During lunch, Fr Nerio joined us until 2:20PM. After lunch we went to Pantheon (or the temple of every god), that is, dedicated to all the gods of pagan Rome. The Pantheon is a former Roman temple, now a church called Basilica of Mary of all Martyrs, in Rome, Italy, is on the site of an earlier temple commissioned by Marcus Agrippa during the reign of Augustus (27 BC – 14 AD). The present building was completed by the emperor Hadrian and probably dedicated about 126 AD. He retained Agrippa’s original inscription, which has confused its date of construction as the original Pantheon burnt down so it is not certain when the present one was built.
The building is circular with a portico of large granite Corinthian columns (eight in the first rank and two groups of four behind) under a pediment. A rectangular vestibule links the porch to the rotunda, which is under a coffered concrete dome, with a central opening (oculus) to the sky. Almost two thousand years after it was built, the Pantheon’s dome is still the world’s largest unreinforced concrete dome. The height to the oculus and the diameter of the interior circle are the same, 142 feet (43 m).
After our visit at the Pantheon, we went back to our tour bus but again 3 of my co-pilgrims got lose.
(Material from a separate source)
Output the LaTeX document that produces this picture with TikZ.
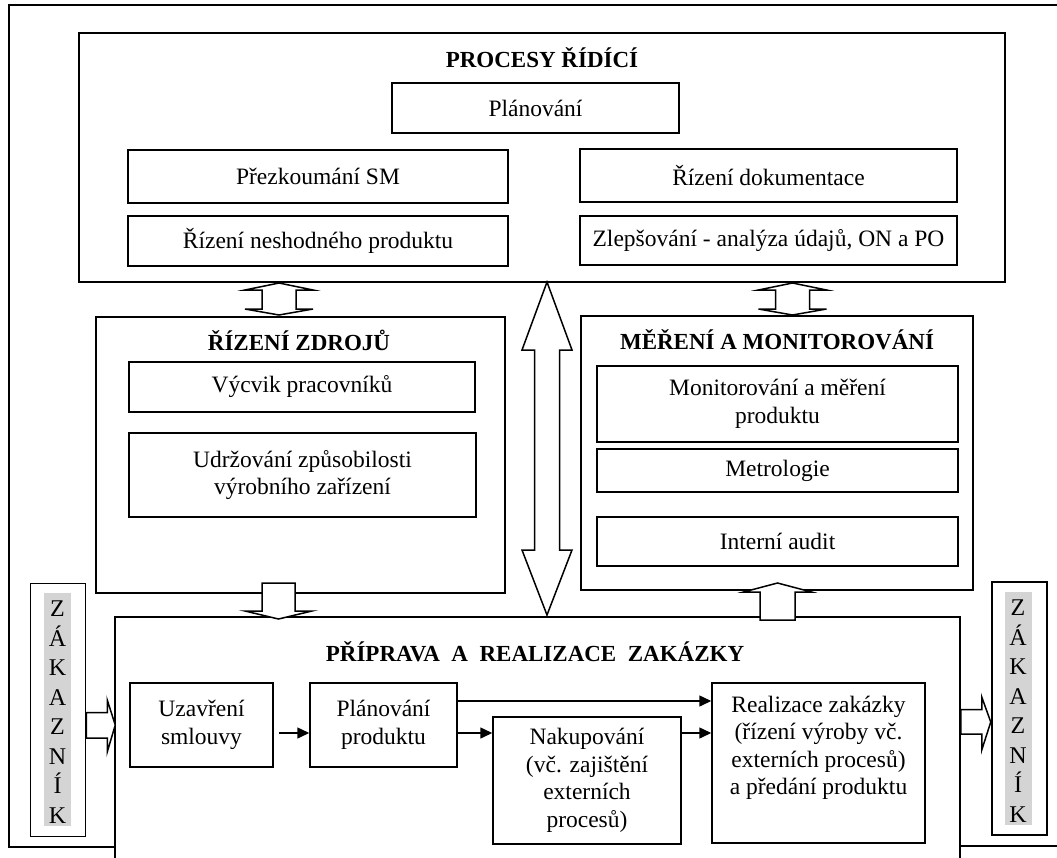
\documentclass[tikz,border=0pt]{standalone}
\usepackage{fontspec}
\setmainfont{Liberation Serif}
\usetikzlibrary{arrows.meta}

\begin{document}
\begin{tikzpicture}[x=1pt, y=-1pt, >={Triangle[length=12pt, width=11pt]},
    font=\fontsize{23.5}{27.5}\selectfont,
    frame/.style={line width=1.6pt},
    box/.style={draw, line width=1.5pt, align=center, inner sep=0pt},
    title/.style={font=\fontsize{23}{27}\selectfont\bfseries},
    flow/.style={->, line width=1.5pt},
    blockarrow/.style={draw, fill=white, line width=1.5pt, line join=miter},
    zak/.style={draw, line width=1.5pt, minimum width=55pt, minimum height=253pt},
    zakfill/.style={fill=black!17, minimum width=27pt, minimum height=233pt, inner sep=0pt},
    letters/.style={align=center, inner sep=0pt, font=\fontsize{24}{29.5}\selectfont}]
    \useasboundingbox (0,0) rectangle (1057,857);
    \clip (0,0) rectangle (1057,857);
    % Outer frame (open at the right)
    \draw[frame] (1057,5) -- (9,5) -- (9,847) -- (115,847);
    \draw[frame] (960,846) -- (1057,846);
%
    % Procesy ridici
    \node[box, minimum width=926pt, minimum height=249pt] (ridici) at (542,157.5) {};
    \node[title] (riditit) at (542,58) {PROCESY ŘÍDÍCÍ};
    \node[box, minimum width=287pt, minimum height=50pt] (planovani) at (535.5,108) {Plánování};
    \node[box, minimum width=380pt, minimum height=53pt] (prezkoumani) at (318,176.5) {Přezkoumání SM};
    \node[box, minimum width=380pt, minimum height=50pt] (neshodny) at (318,241) {Řízení neshodného produktu};
    \node[box, minimum width=377pt, minimum height=53pt] (dokumentace) at (768.5,175.5) {Řízení dokumentace};
    \node[box, minimum width=377pt, minimum height=49pt] (zlepsovani) at (768.5,240.5) {Zlepšování - analýza údajů, ON a PO};
%
    % Rizeni zdroju
    \node[box, minimum width=409pt, minimum height=276pt] (zdroje) at (300.5,455) {};
    \node[title] (zdrojetit) at (299,340) {ŘÍZENÍ ZDROJŮ};
    \node[box, minimum width=346pt, minimum height=50pt] (vycvik) at (302,387) {Výcvik pracovníků};
    \node[box, minimum width=347pt, minimum height=84pt] (udrzovani) at (302.5,475) {Udržování způsobilosti\\výrobního zařízení};
%
    % Mereni a monitorovani
    \node[box, minimum width=392pt, minimum height=274pt] (mereni) at (777,453) {};
    \node[title] (merenitit) at (777,340) {MĚŘENÍ A MONITOROVÁNÍ};
    \node[box, minimum width=361pt, minimum height=76pt] (monitorovani) at (777.5,404) {Monitorování a měření\\produktu};
    \node[box, minimum width=361pt, minimum height=43pt] (metrologie) at (777.5,470.5) {Metrologie};
    \node[box, minimum width=361pt, minimum height=49pt] (audit) at (777.5,541.5) {Interní audit};
%
    % Priprava a realizace zakazky
    \node[box, minimum width=845pt, minimum height=286pt] (priprava) at (537.5,760) {};
    \node[title] (pripravatit) at (535,652) {PŘÍPRAVA\ \ A\ \ REALIZACE\ \ ZAKÁZKY};
    \node[box, minimum width=143pt, minimum height=84pt] (uzavreni) at (201.5,725) {Uzavření\\smlouvy};
    \node[box, minimum width=147pt, minimum height=84pt] (planprod) at (383.5,725) {Plánování\\produktu};
    \node[box, minimum width=188pt, minimum height=127pt] (nakup) at (587,780.5) {Nakupování\\(vč. zajištění\\externích\\procesů)};
    \node[box, minimum width=213pt, minimum height=160pt] (realizace) at (818.5,763) {};
    \node[align=center] (realtext) at (818.5,748) {Realizace zakázky\\(řízení výroby vč.\\externích procesů)\\a předání produktu};
%
    \coordinate (hirow) at (0,701);
    \coordinate (lowrow) at (0,733);
    \draw[flow, shorten <=5pt] (uzavreni.east |- lowrow) -- (planprod.west |- lowrow);
    \draw[flow] (planprod.east |- lowrow) -- (nakup.west |- lowrow);
    \draw[flow] (planprod.east |- hirow) -- (realizace.west |- hirow);
    \draw[flow] (nakup.east |- lowrow) -- (realizace.west |- lowrow);
%
    % Zakaznik
    \node[zakfill] (zakLfill) at (57.5,709.5) {};
    \node[zak] (zakL) at (58,710) {};
    \node[letters] (zakLtext) at (57.5,712) {Z\\Á\\K\\A\\Z\\N\\Í\\K};
    \node[zakfill] (zakRfill) at (1018,708.5) {};
    \node[zak] (zakR) at (1019.5,708.5) {};
    \node[letters] (zakRtext) at (1018,711) {Z\\Á\\K\\A\\Z\\N\\Í\\K};
%
    % Block arrows
    \begin{scope}[shift={(279,283)}]
        \draw[blockarrow] (0,0) -- (34,7) -- (17,7) -- (17,26) -- (34,26) -- (0,32)
            -- (-34,26) -- (-17,26) -- (-17,7) -- (-34,7) -- cycle;
    \end{scope}
    \begin{scope}[shift={(792.5,283)}]
        \draw[blockarrow] (0,0) -- (34,7) -- (17,7) -- (17,26) -- (34,26) -- (0,32)
            -- (-34,26) -- (-17,26) -- (-17,7) -- (-34,7) -- cycle;
    \end{scope}
    \begin{scope}[shift={(547,282)}]
        \draw[blockarrow] (0,0) -- (25,68) -- (12.5,68) -- (12.5,268) -- (25,268) -- (0,333)
            -- (-25,268) -- (-12.5,268) -- (-12.5,68) -- (-25,68) -- cycle;
    \end{scope}
    \begin{scope}[shift={(278.5,583)}]
        \draw[blockarrow] (-16.5,0) -- (16.5,0) -- (16.5,28) -- (33.5,28) -- (0,36)
            -- (-33.5,28) -- (-16.5,28) -- cycle;
    \end{scope}
    \begin{scope}[shift={(777.5,620)}]
        \draw[blockarrow] (-17.5,0) -- (17.5,0) -- (17.5,-28) -- (34,-28) -- (0,-37)
            -- (-34,-28) -- (-17.5,-28) -- cycle;
    \end{scope}
    \begin{scope}[shift={(zakL.east |- 0,725)}]
        \draw[blockarrow] (0,-12.5) -- (21,-12.5) -- (21,-25) -- (29,0) -- (21,27)
            -- (21,13) -- (0,13) -- cycle;
    \end{scope}
    \begin{scope}[shift={(priprava.east |- 0,722)}]
        \draw[blockarrow] (0,-12.5) -- (21,-12.5) -- (21,-25) -- (30,0) -- (21,28)
            -- (21,12) -- (0,12) -- cycle;
    \end{scope}
\end{tikzpicture}
\end{document}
But we saw them riding a taxi back to the hotel. The rest of us went to St. Paul outside the Walls at around 3:32PM. We reached St. Paul outside the Walls at around 4:20PM, have some picture taking; saying short prayers; then left the basilica at 5PM and went back to Hotel Diana. We arrived in Hotel Diana in Rome, Italy at almost 6PM.
The Papal Basilica of St. Paul outside the Walls (Italian: Basilica Papale di San Paolo
fuori le Mura), commonly known as St. Paul’s outside the Walls, is one of Rome’s four ancient, Papal, major basilicas, along with the Basilicas of St. John in the Lateran, St. Peter’s, and St. Mary Major.
The Basilica is within Italian territory and not the territory of the Vatican City State. However, the Holy See fully owns the Basilica, and Italy is legally obligated to recognize its full ownership thereof and to concede to it “the immunity granted by International Law to the headquarters of the diplomatic agents of foreign States.”